Threads are relatively costly system resources. For example, each thread needs memory for the call stack. How much this is depends on the operating system, but typically it's something like 1 or 2 MB. This means it's not a good idea to start thousands of threads - you'd waste 1 or 2 GB memory just on the call stacks of 1000 threads.
So, to do things more efficiently you want to limit the number of threads, for example using a thread pool to handle work. The thread pool makes it possible to manage the number of threads that are being used.
However, imagine that you'd have a thread pool with 10 threads, and then 10 requests come in. Each of your threads will be reserved to handle a request. While they are busy, you can't handle request #11 because there is no thread free. When you are using blocking I/O, then, even though all your 10 threads are doing nothing (waiting for I/O to complete), request #11 cannot be handled...
When you use non-blocking I/O, threads will never need to wait for I/O - so when the handling request #3 is suspended because it needs the result of an I/O operation, the thread that was handling it can temporarily switch to handling other requests.

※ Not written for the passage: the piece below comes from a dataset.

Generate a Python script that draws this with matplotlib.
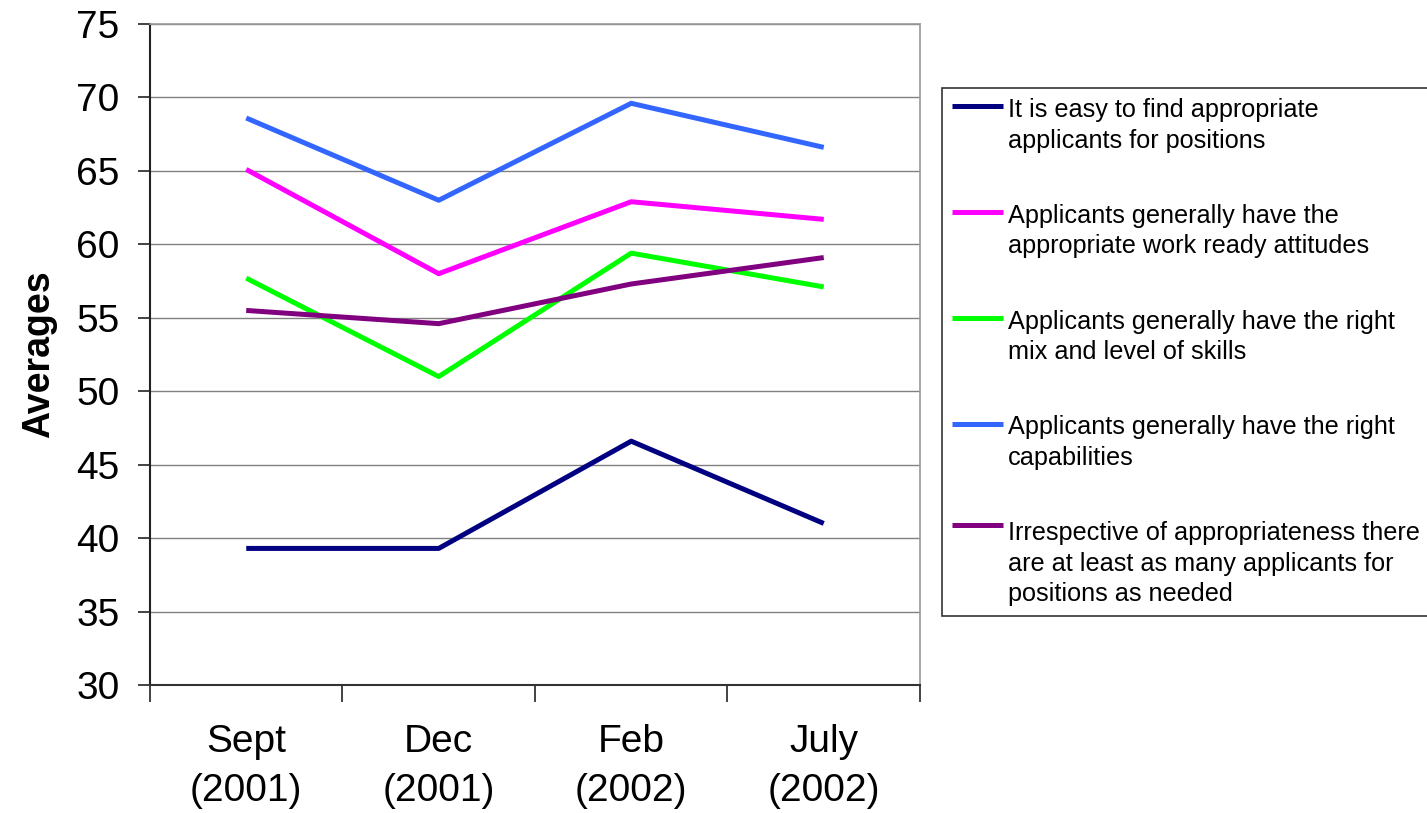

So, with non-blocking I/O, you never have waiting threads and you are using system resources more efficiently.
This will only work if you are using non-blocking I/O from the front to the back of your system. If at the back-end you are using JDBC, which is a blocking API, then you'll loose the full benefit of non-blocking I/O.
Therefore, if you have a database at the back-end, this works best if you have a DB which supports non-blocking I/O. Some NoSQL databases like MongoDB support this, and for some relational databases there are special drivers / APIs available that support this. You won't be using JDBC in that case, because JDBC is an inherently blocking API.
Oracle is working on a new API for relational databases tentatively called ADBA which will allow you to do non-blocking / async I/O with relational databases but it's not ready yet.